Największy jacht świata "Sailing Yacht A" należy do mieszkającego w St. Moritz w Szwajcarii rosyjskiego oligarchy, Andrieja Melniczenki. Ten rosyjski miliarder działa głównie w branży węglowej i nawozowej. Zajął siódme miejsce na liście najbogatszych Rosjan według "Forbesa". Jego majątek szacowany jest na 11,6 mld dolarów.

W marcu należąca do niego jednostka została skonfiskowana we włoskim Trieście w ramach sankcji za inwazję Rosji na Ukrainę.

"Sailing Yacht A" ma 143 metry długości. Jego wartość wycenia się na ok. 530 mln euro. Jest uważany za największy żaglowiec z silnikiem motorowym na całym świecie.

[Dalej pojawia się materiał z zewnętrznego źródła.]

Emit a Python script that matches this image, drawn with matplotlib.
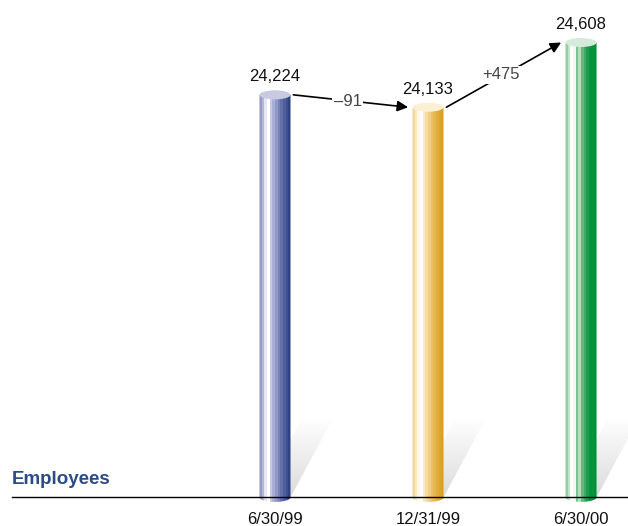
import numpy as np
import matplotlib
matplotlib.use('Agg')
import matplotlib.pyplot as plt
from matplotlib.patches import Ellipse, Polygon, PathPatch
from matplotlib.path import Path
from matplotlib.colors import to_rgb

# data
dates = ['6/30/99', '12/31/99', '6/30/00']
employees = [24224, 24133, 24608]

# cylinder shading bands, left to right
band_colors = [
    ['#9a9cc8', '#b4b6da', '#e4e6f2', '#ffffff', '#c4c8e4', '#a8aed6',
     '#9098c8', '#7882b8', '#6270a8', '#4e5e9a', '#3e508e', '#2f4282'],
    ['#f0d8a0', '#f8e8c4', '#fff8ec', '#ffffff', '#fbe9c0', '#f6dca0',
     '#f0cd80', '#eac064', '#e6b650', '#e2ac3c', '#dea42c', '#dca020'],
    ['#8fcfa0', '#c0e4c8', '#ffffff', '#f0f8f2', '#78c48e', '#b4dec0',
     '#64b87e', '#3fa862', '#1d9c4c', '#00963c', '#00963c', '#00923a'],
]
cap_colors = ['#c8cae2', '#fbf0d4', '#d4eadb']

plt.rcParams['font.family'] = ['Liberation Sans', 'DejaVu Sans']

fig = plt.figure(figsize=(6.28, 5.26), dpi=100)
ax = fig.add_axes([0, 0, 1, 1])
ax.axis('off')

XMIN, XMAX = -1.797, 2.307
YMIN, YMAX = 21060, 24920
BASE = 21270          # value at the baseline
W = 0.203             # cylinder width
EH = 66               # cylinder cap ellipse height
SH_DX, SH_H = 0.28, 587  # shadow skew and height


def cylinder(x, v, colors, cap):
    # shadow cast up and to the right
    sh = Polygon([(x - W / 2, BASE), (x + W / 2, BASE),
                  (x + W / 2 + SH_DX, BASE + SH_H), (x - W / 2 + SH_DX, BASE + SH_H)],
                 closed=True, facecolor='none', edgecolor='none')
    ax.add_patch(sh)
    rgba = np.zeros((64, 1, 4))
    rgba[..., :3] = 0.5
    rgba[..., 3] = np.linspace(0.0, 0.28, 64)[:, None]
    im = ax.imshow(rgba, extent=[x - W / 2, x + W / 2 + SH_DX, BASE, BASE + SH_H],
                   aspect='auto', interpolation='bilinear', zorder=1)
    im.set_clip_path(sh)

    # body with rounded bottom
    t = np.linspace(np.pi, 2 * np.pi, 40)
    arc = np.column_stack([x + W / 2 * np.cos(t), BASE + EH / 2 * np.sin(t)])
    verts = np.vstack([[(x - W / 2, v)], arc, [(x + W / 2, v)], [(x - W / 2, v)]])
    codes = [Path.MOVETO] + [Path.LINETO] * (len(verts) - 2) + [Path.CLOSEPOLY]
    body = PathPatch(Path(verts, codes), facecolor='none', edgecolor='none')
    ax.add_patch(body)
    img = np.array([to_rgb(c) for c in colors])[None, :, :]
    bim = ax.imshow(img, extent=[x - W / 2, x + W / 2, BASE - EH, v],
                    aspect='auto', interpolation='nearest', zorder=2)
    bim.set_clip_path(body)

    ax.add_patch(Ellipse((x, v), W, EH, facecolor=cap, edgecolor='none', zorder=3))


xs = np.arange(len(dates))
for x, v, colors, cap, d in zip(xs, employees, band_colors, cap_colors, dates):
    cylinder(x, v, colors, cap)
    ax.annotate(f'{v:,}', (x, v), xytext=(0, 13), textcoords='offset points',
                ha='center', va='center', fontsize=12, color='#111111', zorder=6)
    ax.annotate(d, (x, BASE), xytext=(0, -16), textcoords='offset points',
                ha='center', va='center', fontsize=12, color='#111111')

# change arrows between periods
for i in range(len(employees) - 1):
    start = (xs[i] + 0.12, employees[i])
    end = (xs[i + 1] - 0.13, employees[i + 1])
    ax.annotate('', xy=end, xytext=start,
                arrowprops=dict(arrowstyle='-|>', color='black', lw=1.2,
                                mutation_scale=16, shrinkA=0, shrinkB=0), zorder=4)
    d = employees[i + 1] - employees[i]
    label = f'{d:+,}'.replace('-', '\u2013')
    ax.text((start[0] + end[0]) / 2 - 0.02, (start[1] + end[1]) / 2, label,
            ha='center', va='center', fontsize=12, color='#444444', zorder=5,
            bbox=dict(facecolor='white', edgecolor='none', pad=1.0))

ax.plot([-1.72, XMAX], [BASE, BASE], color='black', lw=1.0, zorder=2.5)
ax.text(-1.72, BASE + 70, 'Employees', ha='left', va='bottom', fontsize=13.5,
        fontweight='bold', color='#2b4a86')

ax.set_xlim(XMIN, XMAX)
ax.set_ylim(YMIN, YMAX)
fig.savefig('out.png', dpi=100)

Jacht pływał do tej pory po morzach i oceanach pod banderą brytyjskiej wyspy Man. Po zajęciu go przez włoską straż finansową zniknął jednak z tamtejszych registrów.

Teraz ten "pałac na wodzie" pojawił się w dokumentach ponownie - pod flagą afrykańskiego państwa Sierra Leone, ale nie jako jacht, ale hausboot. 

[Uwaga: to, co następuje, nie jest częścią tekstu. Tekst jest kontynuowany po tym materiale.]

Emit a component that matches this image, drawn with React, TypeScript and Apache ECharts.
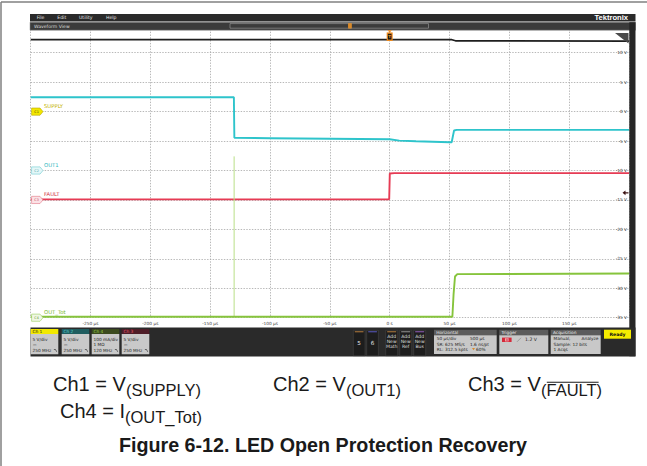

Z papierów tych wynika, że Melniczenko przepisał łódź na swoją żonę, mieszkankę St. Moritz, która nigdy nie miała rosyjskiego obywatelstwa. Jest pochodzenia serbsko-chorwackiego.

W ten sposób oligarcha najwyraźniej chcę ominąć nałożone na niego sankcje.

W ramach sankcji Unii Europejskiej, Wielkiej Brytanii i USA zajętych zostało 15 jachtów, łącznej wartości 3,3 miliardów dolarów, należących do 13 rosyjskich oligarchów.